The parties have stipulated that the water flowing from pond No. 4, without being treated, has a pH of less then 6.0 and
that there are three distinct sources of water which enters pond No. 4. All water which leaves pond No. 1 enters pond
No. 4. Other water which enters pond No. 4 comes from previously mined areas which have not been disturbed by
Applicant's current operation. The third source of water which enters pond No. 4, however, is water which comes from
areas disturbed by Applicant's current operation but which does not pass through pond No. 1 prior to entering pond No.
4.
ISSUE
The sole issue is whether the effluent limits provided in 30 CFR 715.17(a) apply to water flowing from the entire
permit area or only to water flowing from land disturbed by Applicant.
DISCUSSION, FINDINGS AND CONCLUDIONS
The subject regulation, 30 CFR 715.17(a), provides in part: "All surface drainage from the disturbed area * * * shall
be passed through a sedimentation pond or a series of sedimentation ponds before leaving a permit area.
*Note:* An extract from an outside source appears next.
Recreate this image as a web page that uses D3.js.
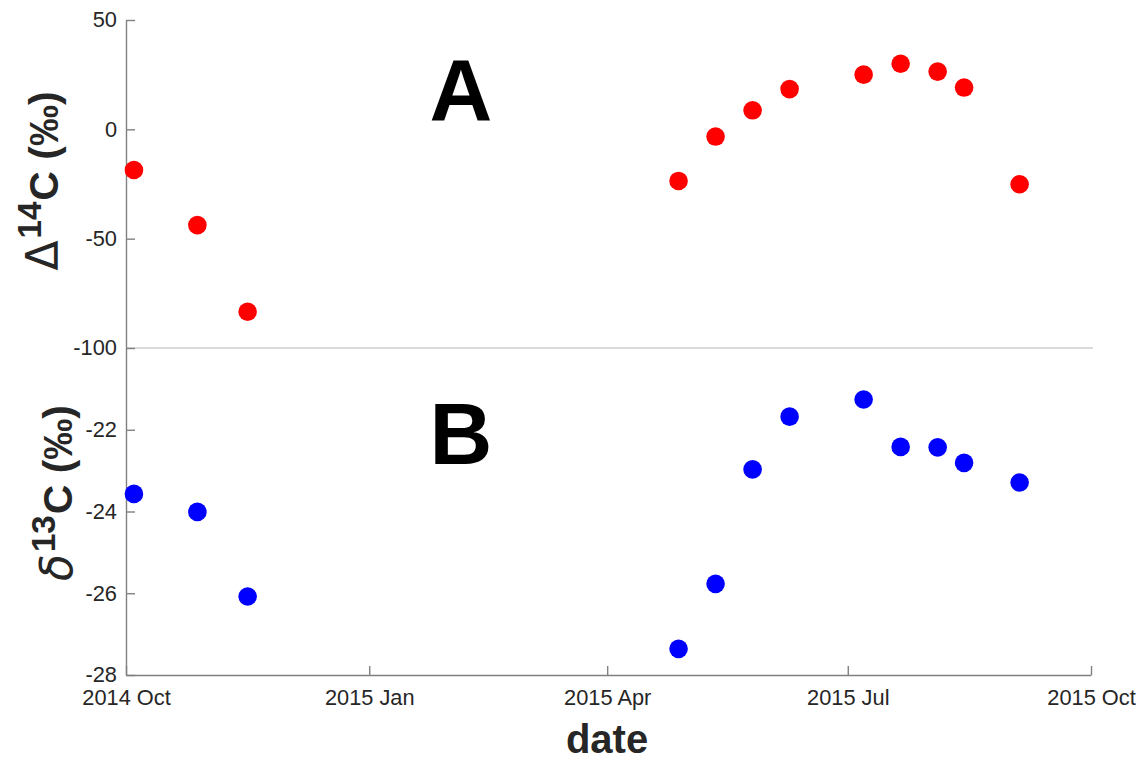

Sedimentation
ponds shall be retained until drainage from the disturbed area has met the water quality requirements of this section * *
*." (Emphasis added.) Under the subject regulation, discharges from areas disturbed by surface coal mining and
reclamation operations must have a pH effluent limitation within the range 6.0 to 9.0.
{4} Applicant contends that there is no violation of 30 CFR 715.17(a) because water flowing from pond No. 1 meets
the pH standards of the regulation. 4 Respondent contends that the standards of the regulation were violated because
the pH level of water flowing from pond No. 4 was below the pH standards specified by the regulation.
The regulation under which the notice of violation was issued, 30 CFR 715.17(a), distinguishes between the permit
area and the disturbed area. Accordingly, I must conclude, from the language of the regulation, that the water quality
standards and effluent limitations specified by the regulation are applicable only to surface drainage from areas
disturbed by Applicant. In the present situation, water which flowed from the area disturbed by Applicant's surface
mining operation and which flowed through pond No. 1 met the standards of the regulation. There are two places on the
land disturbed by Applicant, however, from which water flows without first going through pond No. 1. This water does
not meet the standards of the regulation and constitutes approximately 2 to 5 percent of all water flowing from the
disturbed area. Accordingly, I find that the notice was validly issued as to this water which flows from land disturbed by
Applicant and which does not meet the standards of the regulation. Water flowing from the remainder of the permit area
came from land which had not been disturbed by Applicant and I find that Applicant is not responsible for the condition
of water which flows from this undisturbed land.
Finally, it should be noted that as a result of current mining operations, the total permit area is left in a condition better
than it was before the permit was granted. Before Applicant began mining operations, the pH level of water coming
from the permit area was between 2.8 and 3.2, whereas the current pH level of water flowing from the permit area is
4.5.
ORDER
Notice of Violation No. 78-II-4-3, June 15, 1978, is affirmed to the extent that it applies to the 5 percent of water
coming from the disturbed area which does not meet the standards of 30 CFR 715.17(a).